In the lines below, output everything from the first line through the line containing "800, 850, 905]" exactly as it is. Pictures are not part of the output.

────────

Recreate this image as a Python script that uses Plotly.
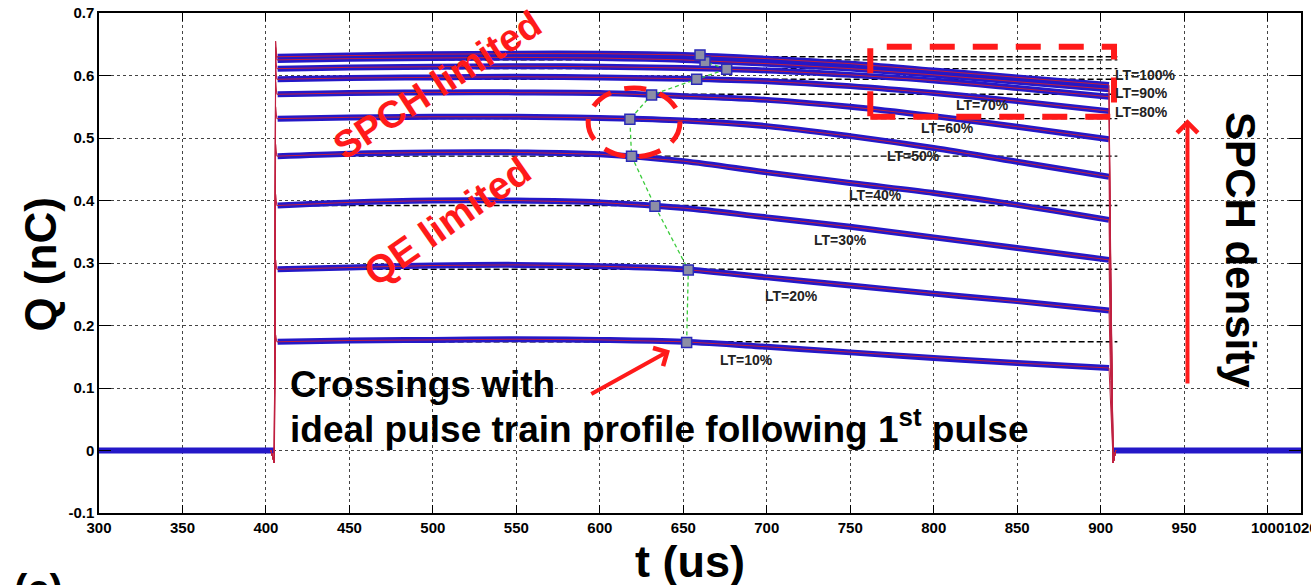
import plotly.graph_objects as go

# ---------------- data ----------------
t_pts = [407, 450, 500, 550, 600, 650, 700, 750, 800, 850, 905]

q_lt10 = [0.174, 0.176, 0.177, 0.178, 0.177, 0.174, 0.166, 0.157, 0.148, 0.140, 0.132]
q_lt20 = [0.290, 0.293, 0.296, 0.297, 0.295, 0.290, 0.277, 0.264, 0.251, 0.239, 0.224]
q_lt30 = [0.392, 0.397, 0.400, 0.400, 0.397, 0.388, 0.373, 0.358, 0.341, 0.324, 0.305]
q_lt40 = [0.471, 0.475, 0.477, 0.477, 0.474, 0.463, 0.445, 0.428, 0.412, 0.393, 0.369]
q_lt50 = [0.531, 0.533, 0.534, 0.534, 0.532, 0.528, 0.519, 0.503, 0.484, 0.462, 0.438]
q_lt60 = [0.570, 0.572, 0.573, 0.573, 0.572, 0.567, 0.561, 0.550, 0.535, 0.518, 0.498]
q_lt70 = [0.594, 0.596, 0.597, 0.598, 0.597, 0.595, 0.591, 0.583, 0.572, 0.559, 0.543]
q_lt80 = [0.611, 0.613, 0.614, 0.615, 0.614, 0.612, 0.608, 0.601, 0.592, 0.580, 0.566]
q_lt90 = [0.625, 0.627, 0.628, 0.629, 0.628, 0.625, 0.619, 0.611, 0.601, 0.590, 0.578]
q_lt100 = [0.630, 0.632, 0.634, 0.635, 0.635, 0.633, 0.627, 0.619, 0.608, 0.597, 0.585]

lt_names = ["LT=10%", "LT=20%", "LT=30%", "LT=40%", "LT=50%",
            "LT=60%", "LT=70%", "LT=80%", "LT=90%", "LT=100%"]

# ideal pulse-train level (first pulse) for each laser transmission
ideal_q = [0.174, 0.290, 0.392, 0.471, 0.531, 0.570, 0.594, 0.611, 0.625, 0.630]
ideal_t = [407, 910]

# rising / falling edges of the measured traces
rise_t = [403, 405, 405.8, 406.5]
fall_t = [906, 907.5, 909]
overshoot_q = [0.185, 0.305, 0.410, 0.490, 0.550, 0.590, 0.612, 0.628, 0.645, 0.655]
undershoot_q = -0.02

# baseline (no beam) before and after the pulse train
base_pre_t = [300, 405]
base_post_t = [907, 1020]
base_q = [0, 0]

# crossings with the ideal pulse-train profile
cross_t = [652, 653, 633, 619, 618, 631, 658, 676, 663, 660]
cross_q = [0.173, 0.289, 0.391, 0.471, 0.530, 0.569, 0.594, 0.610, 0.622, 0.633]

x_tickvals = [300, 350, 400, 450, 500, 550, 600, 650, 700, 750, 800, 850, 900, 950, 1000, 1020]
x_ticktext = ["300", "350", "400", "450", "500", "550", "600", "650", "700", "750",
              "800", "850", "900", "950", "1000", "1020"]
y_ticks = [-0.1, 0, 0.1, 0.2, 0.3, 0.4, 0.5, 0.6, 0.7]
y_ticktext = ["-0.1", "0", "0.1", "0.2", "0.3", "0.4", "0.5", "0.6", "0.7"]

curves = [q_lt10, q_lt20, q_lt30, q_lt40, q_lt50, q_lt60, q_lt70, q_lt80, q_lt90, q_lt100]

# ---------------- styles ----------------
FONT = "Arial, Liberation Sans, sans-serif"
BLUE = "#2418c8"
RED = "#c02040"
ARED = "#ff1a1a"

fig = go.Figure()

# ideal (reference) dashed black lines
for lvl in ideal_q:
    fig.add_trace(go.Scatter(x=ideal_t, y=[lvl, lvl], mode="lines",
                             line=dict(color="black", width=1.4, dash="6px,3px"),
                             hoverinfo="skip", showlegend=False))

# baselines
for bt in (base_pre_t, base_post_t):
    fig.add_trace(go.Scatter(x=bt, y=base_q, mode="lines",
                             line=dict(color=BLUE, width=6),
                             showlegend=False))

# blue measured curves
for name, q in zip(lt_names, curves):
    fig.add_trace(go.Scatter(x=t_pts, y=q, mode="lines", name=name,
                             line=dict(color=BLUE, width=6, shape="spline"),
                             showlegend=False))

# thin red traces (including edges)
for q, ov in zip(curves, overshoot_q):
    xs = rise_t + t_pts + fall_t
    ys = [0, undershoot_q, ov, q[0]] + q + [q[-1] * 0.5, undershoot_q, 0]
    fig.add_trace(go.Scatter(x=xs, y=ys, mode="lines",
                             line=dict(color=RED, width=1),
                             hoverinfo="skip", showlegend=False))

# crossings
fig.add_trace(go.Scatter(x=cross_t, y=cross_q, mode="lines+markers",
                         line=dict(color="#3ccc3c", width=1.3, dash="4px,3px"),
                         marker=dict(symbol="square", size=10, color="#8c8ea6",
                                     line=dict(color="#2a2ab8", width=1.5)),
                         showlegend=False))

# ---------------- annotations ----------------
ann = []
lt_label_pos = {
    "LT=10%": (688, 0.1455),
    "LT=20%": (715, 0.2475),
    "LT=30%": (744, 0.3375),
    "LT=40%": (765, 0.409),
    "LT=50%": (788, 0.4705),
    "LT=60%": (808, 0.5155),
    "LT=70%": (829, 0.5525),
    "LT=80%": (907.5, 0.5416),
    "LT=90%": (907.5, 0.572),
    "LT=100%": (907.5, 0.601),
}
for name in lt_names:
    x, y = lt_label_pos[name]
    right = name in ("LT=80%", "LT=90%", "LT=100%")
    ann.append(dict(x=x, y=y, xref="x", yref="y", text="<b>%s</b>" % name,
                    showarrow=False, xanchor="left" if right else "center",
                    yanchor="middle", font=dict(family=FONT, size=14, color="#222")))

ann += [
    dict(x=502.5, y=0.585, xref="x", yref="y", text="<b>SPCH limited</b>", textangle=-33,
         showarrow=False, font=dict(family=FONT, size=38, color=ARED)),
    dict(x=508.5, y=0.366, xref="x", yref="y", text="<b>QE limited</b>", textangle=-35,
         showarrow=False, font=dict(family=FONT, size=39, color=ARED)),
    dict(x=413, y=0.106, xref="x", yref="y", text="<b>Crossings with</b>",
         xanchor="left", yanchor="middle", showarrow=False,
         font=dict(family=FONT, size=37, color="black")),
    dict(x=413, y=0.038, xref="x", yref="y",
         text="<b>ideal pulse train profile following 1<sup>st</sup> pulse</b>",
         xanchor="left", yanchor="middle", showarrow=False,
         font=dict(family=FONT, size=37, color="black")),
    dict(x=642, y=0.160, ax=594, ay=0.089, xref="x", yref="y", axref="x", ayref="y",
         text="", showarrow=True, arrowhead=4, arrowsize=1, arrowwidth=4, arrowcolor=ARED),
    dict(x=952, y=0.530, ax=952, ay=0.105, xref="x", yref="y", axref="x", ayref="y",
         text="", showarrow=True, arrowhead=4, arrowsize=1, arrowwidth=4, arrowcolor=ARED),
    dict(x=0.950, y=0.526, xref="paper", yref="paper", text="<b>SPCH density</b>",
         xanchor="center", yanchor="middle",
         textangle=90, showarrow=False, font=dict(family=FONT, size=42, color="black")),
    dict(x=-0.049, y=0.497, xref="paper", yref="paper", text="<b>Q (nC)</b>",
         xanchor="center", yanchor="middle",
         textangle=-90, showarrow=False, font=dict(family=FONT, size=44, color="black")),
    dict(x=0.4917, y=-0.096, xref="paper", yref="paper", text="<b>t (us)</b>",
         xanchor="center", showarrow=False, yanchor="middle",
         font=dict(family=FONT, size=45, color="black")),
    dict(x=-0.050, y=-0.104, xref="paper", yref="paper", text="<b>(c)</b>", xanchor="center",
         yanchor="top", showarrow=False, font=dict(family=FONT, size=40, color="black")),
]

shapes = [
    dict(type="rect", xref="x", yref="y", x0=762, x1=908, y0=0.534, y1=0.646,
         line=dict(color=ARED, width=6, dash="25px,18px")),
    dict(type="circle", xref="x", yref="y", x0=593, x1=648, y0=0.470, y1=0.580,
         line=dict(color=ARED, width=5, dash="22px,14px")),
]

fig.update_layout(
    width=1311, height=585,
    margin=dict(l=99, r=10, t=13, b=72),
    paper_bgcolor="white", plot_bgcolor="white",
    showlegend=False,
    annotations=ann, shapes=shapes,
    font=dict(family=FONT),
)
fig.update_xaxes(range=[300, 1020], tickvals=x_tickvals, ticktext=x_ticktext,
                 ticklabeloverflow="allow", tickangle=0, automargin=False,
                 showgrid=True, gridcolor="#444", griddash="dot", gridwidth=1,
                 showline=True, linecolor="black", linewidth=1.5, mirror="ticks",
                 ticks="inside", ticklen=8, tickcolor="black", zeroline=False,
                 tickfont=dict(family=FONT, size=15, color="black", weight="bold"))
fig.update_yaxes(range=[-0.1, 0.7], tickvals=y_ticks, ticktext=y_ticktext,
                 ticklabeloverflow="allow", automargin=False,
                 showgrid=True, gridcolor="#444", griddash="dot", gridwidth=1,
                 showline=True, linecolor="black", linewidth=1.5, mirror="ticks",
                 ticks="inside", ticklen=12, tickcolor="black", zeroline=False,
                 tickfont=dict(family=FONT, size=15, color="black", weight="bold"))

post = ("var gd=document.getElementById('{plot_id}');"
        "gd.style.position='fixed';gd.style.top='0px';gd.style.left='0px';"
        "document.body.style.margin='0px';document.body.style.overflow='hidden';")
fig.write_html("out.html", post_script=post, config={"displayModeBar": False})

────────

REPLY.
Recreate this image as a Python script that uses Plotly.
import plotly.graph_objects as go

# ---------------- data ----------------
t_pts = [407, 450, 500, 550, 600, 650, 700, 750, 800, 850, 905]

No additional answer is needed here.